— Start RAW DATA —

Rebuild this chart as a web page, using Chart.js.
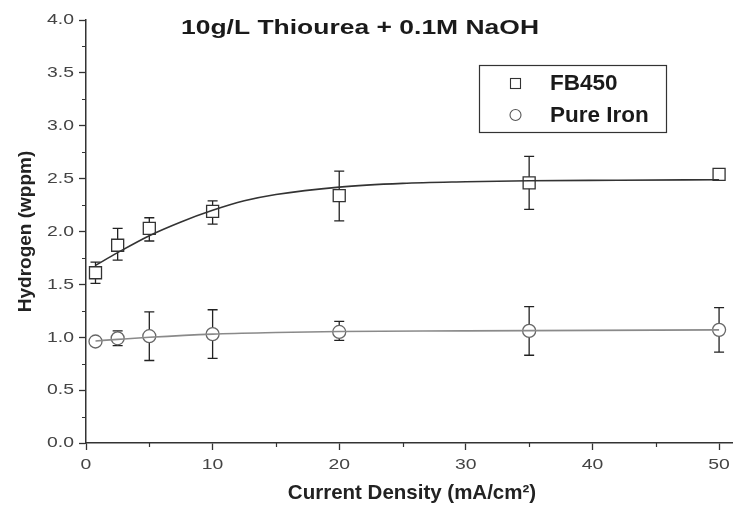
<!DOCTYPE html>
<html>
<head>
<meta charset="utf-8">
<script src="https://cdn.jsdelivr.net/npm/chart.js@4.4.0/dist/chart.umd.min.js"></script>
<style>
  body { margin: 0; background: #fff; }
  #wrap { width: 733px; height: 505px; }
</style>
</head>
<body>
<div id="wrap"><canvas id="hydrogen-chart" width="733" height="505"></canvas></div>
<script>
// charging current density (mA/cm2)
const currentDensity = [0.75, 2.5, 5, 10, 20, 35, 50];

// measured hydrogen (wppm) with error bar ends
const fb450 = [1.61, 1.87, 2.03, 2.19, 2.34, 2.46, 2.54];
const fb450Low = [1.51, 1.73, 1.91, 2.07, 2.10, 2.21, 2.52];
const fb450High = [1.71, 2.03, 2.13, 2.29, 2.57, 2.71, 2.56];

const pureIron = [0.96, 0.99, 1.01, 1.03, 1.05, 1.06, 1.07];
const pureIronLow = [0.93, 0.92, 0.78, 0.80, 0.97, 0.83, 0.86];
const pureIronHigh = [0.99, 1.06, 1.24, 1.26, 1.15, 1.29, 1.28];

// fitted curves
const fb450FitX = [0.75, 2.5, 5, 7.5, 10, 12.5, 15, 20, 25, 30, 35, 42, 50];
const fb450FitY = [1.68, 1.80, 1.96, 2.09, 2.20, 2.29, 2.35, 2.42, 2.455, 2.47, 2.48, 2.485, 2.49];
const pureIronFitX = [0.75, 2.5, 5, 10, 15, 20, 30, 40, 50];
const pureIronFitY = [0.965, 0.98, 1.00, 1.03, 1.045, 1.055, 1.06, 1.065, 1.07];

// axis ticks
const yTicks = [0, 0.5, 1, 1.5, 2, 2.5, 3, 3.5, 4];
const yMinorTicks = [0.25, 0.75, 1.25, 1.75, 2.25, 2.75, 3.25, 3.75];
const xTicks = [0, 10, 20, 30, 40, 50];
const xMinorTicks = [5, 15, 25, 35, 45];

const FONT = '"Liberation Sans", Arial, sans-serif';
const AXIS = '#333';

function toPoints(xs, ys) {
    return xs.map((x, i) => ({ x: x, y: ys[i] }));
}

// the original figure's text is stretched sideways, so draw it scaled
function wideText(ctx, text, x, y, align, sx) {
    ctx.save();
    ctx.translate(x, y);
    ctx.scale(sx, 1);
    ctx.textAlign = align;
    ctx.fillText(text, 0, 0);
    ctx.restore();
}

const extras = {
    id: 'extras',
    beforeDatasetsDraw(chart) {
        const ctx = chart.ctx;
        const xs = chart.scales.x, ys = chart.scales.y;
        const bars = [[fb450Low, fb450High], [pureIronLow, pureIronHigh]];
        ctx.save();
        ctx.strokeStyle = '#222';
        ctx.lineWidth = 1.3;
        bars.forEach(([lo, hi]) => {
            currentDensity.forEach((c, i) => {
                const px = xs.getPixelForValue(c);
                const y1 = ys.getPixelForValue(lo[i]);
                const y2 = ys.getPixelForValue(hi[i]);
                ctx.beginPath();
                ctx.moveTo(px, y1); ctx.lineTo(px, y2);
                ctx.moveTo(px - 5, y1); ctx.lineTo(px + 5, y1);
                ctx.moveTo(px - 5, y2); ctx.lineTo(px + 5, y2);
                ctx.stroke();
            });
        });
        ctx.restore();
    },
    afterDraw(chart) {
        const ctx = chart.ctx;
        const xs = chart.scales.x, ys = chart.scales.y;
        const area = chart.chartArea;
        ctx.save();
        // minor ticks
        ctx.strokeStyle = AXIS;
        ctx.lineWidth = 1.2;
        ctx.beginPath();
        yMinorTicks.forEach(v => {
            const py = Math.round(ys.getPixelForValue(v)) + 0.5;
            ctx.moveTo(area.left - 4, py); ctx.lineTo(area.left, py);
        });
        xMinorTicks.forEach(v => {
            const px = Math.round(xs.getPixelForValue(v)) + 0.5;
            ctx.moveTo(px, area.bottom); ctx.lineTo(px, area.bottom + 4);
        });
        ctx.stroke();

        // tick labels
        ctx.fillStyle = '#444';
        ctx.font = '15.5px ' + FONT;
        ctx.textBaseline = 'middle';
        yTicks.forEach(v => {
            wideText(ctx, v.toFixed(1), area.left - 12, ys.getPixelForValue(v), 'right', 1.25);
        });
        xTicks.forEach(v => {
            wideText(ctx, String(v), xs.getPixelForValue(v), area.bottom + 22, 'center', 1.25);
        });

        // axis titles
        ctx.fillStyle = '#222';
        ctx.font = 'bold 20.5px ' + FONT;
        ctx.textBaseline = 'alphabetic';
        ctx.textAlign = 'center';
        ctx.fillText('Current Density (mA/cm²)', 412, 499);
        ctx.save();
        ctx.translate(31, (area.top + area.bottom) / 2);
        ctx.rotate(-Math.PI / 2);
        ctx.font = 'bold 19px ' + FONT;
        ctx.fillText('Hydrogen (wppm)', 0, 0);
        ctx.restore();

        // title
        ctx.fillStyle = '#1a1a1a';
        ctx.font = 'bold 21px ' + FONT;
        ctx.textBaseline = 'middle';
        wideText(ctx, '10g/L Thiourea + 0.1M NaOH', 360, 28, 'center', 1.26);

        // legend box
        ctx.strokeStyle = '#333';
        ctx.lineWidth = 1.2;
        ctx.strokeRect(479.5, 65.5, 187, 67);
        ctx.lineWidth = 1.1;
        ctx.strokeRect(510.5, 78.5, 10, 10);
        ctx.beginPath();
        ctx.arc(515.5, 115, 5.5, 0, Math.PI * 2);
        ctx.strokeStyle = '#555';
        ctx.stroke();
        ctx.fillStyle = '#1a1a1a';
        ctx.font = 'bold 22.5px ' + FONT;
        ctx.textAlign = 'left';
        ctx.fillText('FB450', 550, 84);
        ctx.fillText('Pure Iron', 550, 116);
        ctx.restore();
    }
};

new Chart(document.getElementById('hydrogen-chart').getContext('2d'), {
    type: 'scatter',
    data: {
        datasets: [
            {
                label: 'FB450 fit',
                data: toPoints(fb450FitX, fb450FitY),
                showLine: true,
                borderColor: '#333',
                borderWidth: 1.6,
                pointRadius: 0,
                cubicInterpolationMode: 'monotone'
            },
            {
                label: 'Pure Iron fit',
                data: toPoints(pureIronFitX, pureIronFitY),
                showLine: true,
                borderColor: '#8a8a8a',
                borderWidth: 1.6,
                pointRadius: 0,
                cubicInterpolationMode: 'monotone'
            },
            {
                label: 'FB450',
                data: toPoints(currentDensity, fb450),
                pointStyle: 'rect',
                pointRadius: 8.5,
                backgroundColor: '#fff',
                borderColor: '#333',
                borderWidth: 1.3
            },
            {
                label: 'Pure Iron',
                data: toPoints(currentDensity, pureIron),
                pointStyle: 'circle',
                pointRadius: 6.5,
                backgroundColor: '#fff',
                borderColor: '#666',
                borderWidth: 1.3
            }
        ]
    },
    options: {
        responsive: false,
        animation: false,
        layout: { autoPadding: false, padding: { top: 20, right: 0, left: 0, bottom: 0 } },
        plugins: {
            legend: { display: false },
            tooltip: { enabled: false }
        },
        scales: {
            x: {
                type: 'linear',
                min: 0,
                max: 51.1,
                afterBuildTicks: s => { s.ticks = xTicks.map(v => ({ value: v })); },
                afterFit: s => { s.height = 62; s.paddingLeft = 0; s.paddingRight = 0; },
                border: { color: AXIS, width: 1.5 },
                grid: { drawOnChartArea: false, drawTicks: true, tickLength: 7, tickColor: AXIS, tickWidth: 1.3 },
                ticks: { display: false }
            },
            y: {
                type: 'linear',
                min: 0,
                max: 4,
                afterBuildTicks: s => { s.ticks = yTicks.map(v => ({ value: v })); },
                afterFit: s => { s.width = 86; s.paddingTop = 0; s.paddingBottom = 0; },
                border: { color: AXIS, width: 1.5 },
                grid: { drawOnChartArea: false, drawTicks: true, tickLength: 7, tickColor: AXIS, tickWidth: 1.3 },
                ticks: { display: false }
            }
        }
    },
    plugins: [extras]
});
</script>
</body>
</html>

— End RAW DATA —

== TASK DETAILS ==
Return, unchanged, the lines from the first line of the material through the line that holds "const fb450High = [1.71, 2.03, 2.13, 2.29, 2.57, 2.71, 2.56];", inclusive, omitting pictures.

== WRITTEN SOLUTION ==
Rebuild this chart as a web page, using Chart.js.
<!DOCTYPE html>
<html>
<head>
<meta charset="utf-8">
<script src="https://cdn.jsdelivr.net/npm/chart.js@4.4.0/dist/chart.umd.min.js"></script>
<style>
  body { margin: 0; background: #fff; }
  #wrap { width: 733px; height: 505px; }
</style>
</head>
<body>
<div id="wrap"><canvas id="hydrogen-chart" width="733" height="505"></canvas></div>
<script>
// charging current density (mA/cm2)
const currentDensity = [0.75, 2.5, 5, 10, 20, 35, 50];

// measured hydrogen (wppm) with error bar ends
const fb450 = [1.61, 1.87, 2.03, 2.19, 2.34, 2.46, 2.54];
const fb450Low = [1.51, 1.73, 1.91, 2.07, 2.10, 2.21, 2.52];
const fb450High = [1.71, 2.03, 2.13, 2.29, 2.57, 2.71, 2.56];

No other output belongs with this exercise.